Jun 29, 2018 Written by David Barlev

Digital Product Building: and The Role of Empathy

digital product building process

Startups often begin with a strong initial vision, something that makes leaving their day jobs and investing their time and capital worth it. Usually, their vision involves digital product building — and creating something that makes people’s lives better and/or easier in some way.

As product developers, it’s our job to take that vision and turn it into something that is functional and scalable in the real world. In other words, something that people will want to adopt. That’s where empathy comes in.

Digital product building begins by considering design thinking principles in the early planning stages.

In the early planning stages, design thinking principles help take us from a vision to a well-defined product with a target market. First, we define the problem we want to solve. Then we develop solutions based on the habits and preferences of the people for whom we’re solving it. Careful research takes us pretty far here. But it’s empathy that drives real innovation when it comes to product development.

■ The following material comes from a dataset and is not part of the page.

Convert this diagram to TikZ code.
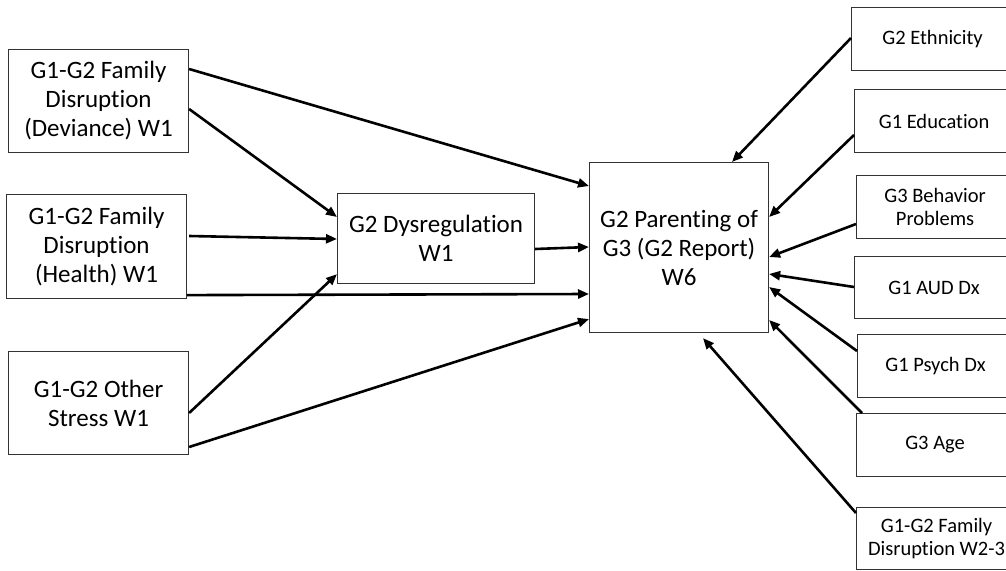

Empathy is so important to this process, in part, because we must immerse ourselves in the user’s experience in order to understand how they would want to use what we’re building. What are their needs, challenges, habits, values? This goes beyond creating archetypes for potential users. By creating fuller scenarios around possible use cases and exploring potential hesitations or barriers to use, we can really start to envision how our target market might interact with the product.

Empathizing with the end-user does much more than answering the big questions

Empathizing with the end-user doesn’t just help us answer the big questions about product-market fit or how this product might shape an industry or change lives. It also makes us think carefully about the user flow and make UX decisions with the user’s preferences front and center. We’ve all encountered apps that don’t meet our needs because of poor UX decisions — apps that load too slowly or have too many distracting features. Thinking about detailed scenarios in which people will use the product also helps us to prioritize features and identify potential frustrations before we enter the development phase.

Applying this kind of detailed thinking to product development is easier said than done. Even tech companies with a plethora of capacity and resources occasionally release products that are unpleasant, overly demanding, or too clunky to use habitually. In the end, it’s the design thinking practitioners who take the time to understand their end-users who will develop the most successful products.